Slower Fashion

While slow fashion is slowly becoming a movement on its own, the collaboration between Opening Ceremony and Yoko Ono could be considered the slowest of all.

The collection ‘Fashions For Men’ was initially a collection of sketches given by Yoko Ono back 1969 to her late husband John Lennon as a wedding present. The sketches depicted her adoration for John. Emphasizing particular fetishes for certain body parts, most notably but not surprising – his balls, butt crack, crotch and love handles. Unfortunately her endearing though conceptual proclamation of love for John never saw the light of day until 43 years later when she teamed up with Opening Ceremony to bring this collection to live as a limited edition.

While looking at the employees of Opening Ceremony sporting the limited edition of only 53 pieces I couldn’t help to imagine Yoko Ono’s Cut Piece. A performance she first performed back in 1964 in Japan, where she sat motionless on a stage inviting the audience to come up and cut away her clothing. Though a simple act, the performance introduced a conceptual notion of the exchange between exhibitionism and desires of victim and attacker, sadist and masochist – unveiling the relationship of male and female subjects as objects for each other. Not to say that the ‘Fashions For Men’ collection carries any of these more in depth heavy conceptual statements, but it is interesting to notice that in the design transformation from sketch to garment it relies much on the simple act of literal translation, rather than creating an interpretation of it. The design team of Opening Ceremony understood well.

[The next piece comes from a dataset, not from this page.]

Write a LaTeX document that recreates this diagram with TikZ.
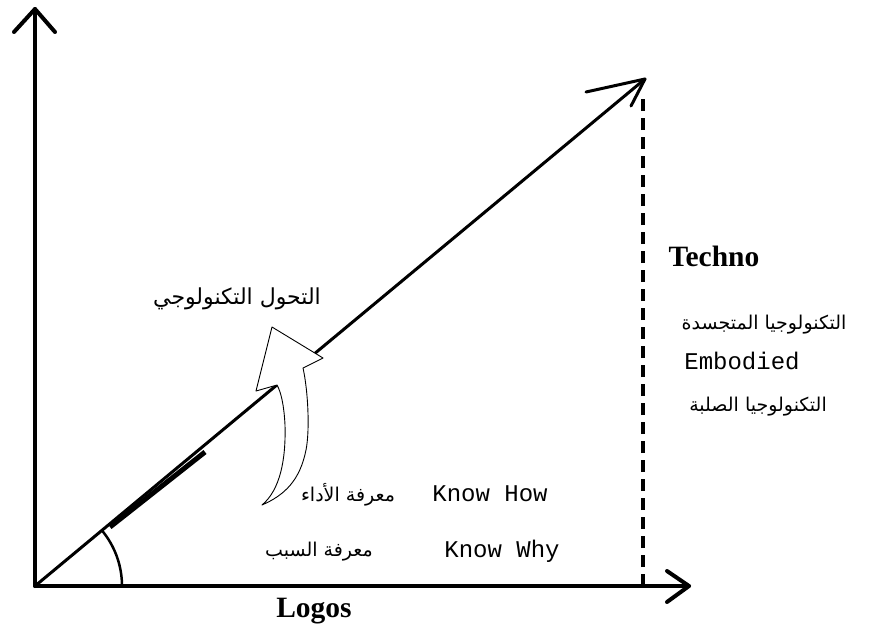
\documentclass[tikz,border=0pt]{standalone}
\usepackage{fontspec}
\setmainfont{Liberation Serif}
\newfontfamily\arabicfont[Script=Arabic]{DejaVu Sans}
\newfontfamily\monofont{Liberation Mono}
\TeXXeTstate=1
\begin{document}
\begin{tikzpicture}[x=1pt,y=-1pt,
  axis/.style={line width=4pt,line cap=round,line join=round},
  ar/.style={font=\arabicfont\fontsize{19}{21}\selectfont,inner sep=0pt},
  en/.style={font=\monofont\fontsize{24}{26}\selectfont,inner sep=0pt},
  bold/.style={font=\bfseries\fontsize{29.5}{32}\selectfont,inner sep=0pt}]
\useasboundingbox (0,0) rectangle (873,632);
\coordinate (O) at (35,586);
\coordinate (Ytop) at (35,9);
\coordinate (Xend) at (689,586);
\coordinate (T) at (645,79);
\coordinate (D) at (643,586);
% axes
\draw[axis] (O) -- (Ytop);
\draw[axis] (14,32) -- (Ytop) -- (55,32);
\draw[axis] (O) -- (Xend);
\draw[axis] (667,571) -- (Xend) -- (667,602);
% diagonal
\draw[line width=3pt,line cap=round] (O) -- (T);
\draw[line width=3pt,line cap=round,line join=round] (586,92) -- (T) -- (631,106);
\draw[line width=5pt] (110,527) -- (205,452);
% dashed vertical
\draw[line width=4pt,dash pattern=on 12pt off 7pt] (D) -- (643,95);
% angle arc
\draw[line width=2.5pt] (122,586) arc[start angle=0,end angle=-39.7,radius=87];
% curved hollow arrow
\draw[line width=0.9pt,fill=white,line join=round]
  (262,505) .. controls (280,490) and (286,460) .. (285,425)
  .. controls (284,405) and (281,392) .. (277,385)
  -- (256,391) -- (272,327) -- (323,358) -- (303,368)
  .. controls (308,390) and (310,430) .. (306,450)
  .. controls (300,480) and (285,495) .. (262,505) -- cycle;
% labels
\node[ar,font=\arabicfont\fontsize{22}{24}\selectfont] (tahawwul) at (237,299) {\beginR التحول التكنولوجي\endR};
\node[ar] (adaa) at (348,495) {\beginR معرفة الأداء\endR};
\node[ar] (sabab) at (319,552) {\beginR معرفة السبب\endR};
\node[en] (howl) at (490,494) {Know How};
\node[en] (whyl) at (502,551) {Know Why};
\node[bold] (techno) at (714,256) {Techno};
\node[ar] (mutajassida) at (764,325) {\beginR التكنولوجيا المتجسدة\endR};
\node[en] (embodied) at (742,361) {Embodied};
\node[ar] (sulba) at (758,407) {\beginR التكنولوجيا الصلبة\endR};
\node[bold] (logos) at (314,611) {Logos};
\end{tikzpicture}
\end{document}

The final result is a tongue-in-cheek collection that kind of tastes like 1990ies rave culture with peek-a-boo derriere suit pants, scrotum print sweatshirts, Perspex neck piece with hotel style ‘ring for service’ nipple bells, hand touching crotch pants and a cumber band jock-strap to name few. Yeah, I know the references are all over the place but this collection does prove that art as a departure can present something ridiculously out of fashion that is in fact timeless.